Mack: They want to be. They see this as an upgrade. They see this as an elitist status symbol. And they realize that it is the only way that they are going to gain access to higher-level decision-makers and escape the buyer-negotiated-margin syndrome.
Now by calling themselves consultants they believe they can gain entrée and many of them can do so without actually performing as consultants. But they see a positive value here. And that has always been the problem I have had with about 20%. People who pledge allegiance to what I am doing, but who don’t act it out when it is time to perform.
Anthony: What do you believe is the major step a salesperson could take to bridge the gap from being a vendor to actually being consultative?
Mack: The single step that must be taken, and this is the one thing that when I train people in person, I make certain that we accomplish, is to bring them into the mindset and the work style of a middle level manager of a customer business as opposed to the work style of the buyer they are used to dealing with as vendors.
That is the single major step. If they don’t take that, they can’t do anything.
Anthony: That’s an interesting answer. One of things I write about here continuously is the need for business acumen. If you don’t have the business acumen to talk to that middle manager in the language of business and the business results in his profit and loss, that’s where I believe the game is won or lost.
Mack: You are absolutely right. And the language of business is not spoken in the vendor sales process. These guys do not comes from a business environment. They have no way to learn it. They have no models in their minds of a who a customer manager actually is; they’ve never seen one.
Most of the time, I introduce them for the first time. Their whole frame of reference is a startled reaction because these are totally different people. Almost like from Mars.

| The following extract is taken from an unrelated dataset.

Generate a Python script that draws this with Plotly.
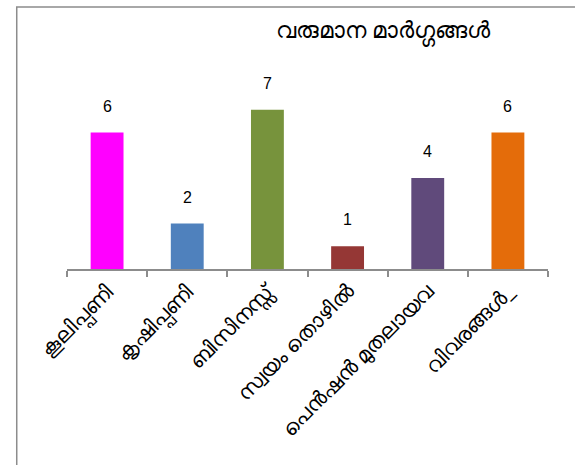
import plotly.graph_objects as go

# Income sources and counts
categories = ["കൂലിപ്പണി", "കൃഷിപ്പണി", "ബിസിനസ്സ്", "സ്വയം തൊഴിൽ", "പെൻഷൻ മുതലായവ", "വിവരങ്ങൾ_"]
values = [6, 2, 7, 1, 4, 6]
colors = ["#FF00FF", "#4F81BD", "#77933C", "#953735", "#604A7B", "#E46C0A"]
title_text = "വരുമാന മാർഗ്ഗങ്ങൾ"

fig = go.Figure()
fig.add_trace(go.Bar(
    x=categories,
    y=values,
    marker=dict(color=colors, line=dict(width=0)),
    hoverinfo="x+y",
))

# value labels above each bar
for c, v in zip(categories, values):
    fig.add_annotation(
        x=c, y=v, text=str(v), showarrow=False,
        yanchor="bottom", yshift=16,
        font=dict(family="Liberation Sans, Arial", size=16, color="#000000"),
    )

# outer chart frame
fig.add_shape(type="rect", xref="paper", yref="paper",
              x0=-0.1045, x1=1.2, y0=-1.5, y1=1.440,
              line=dict(color="#8C8C8C", width=1.5), fillcolor="rgba(0,0,0,0)")

fig.update_layout(
    width=575, height=465,
    margin=dict(l=67, r=27, t=87, b=196),
    paper_bgcolor="white", plot_bgcolor="white",
    bargap=0.59,
    showlegend=False,
    title=dict(text=title_text, x=0.666, xanchor="center", y=0.935, yanchor="middle",
               font=dict(family="Noto Sans, DejaVu Sans", size=23, color="#000000")),
    font=dict(family="Noto Sans, DejaVu Sans", color="#000000"),
)
fig.update_xaxes(
    type="category",
    showline=True, linecolor="#8C8C8C", linewidth=2,
    ticks="outside", tickson="boundaries", ticklen=6, tickcolor="#8C8C8C", tickwidth=2,
    tickangle=-45, tickfont=dict(size=21, color="#000000"),
    showgrid=False,
)
fig.update_yaxes(range=[0, 8], visible=False, showgrid=False, zeroline=False)

fig.write_html("out.html")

Anthony: Thanks, Mack. I wanted to hear you talk about this gap. I wrote about this a few weeks ago, and I referenced the section early in your book on the differences between a vendor and a consultative seller. Most of us are vendors, but we go out and call ourselves consultative sellers because we think it means that we don’t have to sell, that we don’t have to ask for the business. But ultimately, the bar that you set for consultative selling is far higher than simply not asking for the business.
Mack: Yes, and you know, Anthony, that the key difference is these people who are vendors who want to make the transition with me, to understand the huge difference between someone who is a customer buyer and someone who is a client manager. That is absolutely crucial.
I have to take them by the hand, and we jump across that gap together. They have no idea how wide it is.
Anthony: It is wide, and the big lacking, I think, is business acumen.
Mack: It is. And you are right. That is the alpine stock. Without it they go right down to the crevice and I’ll never see them again.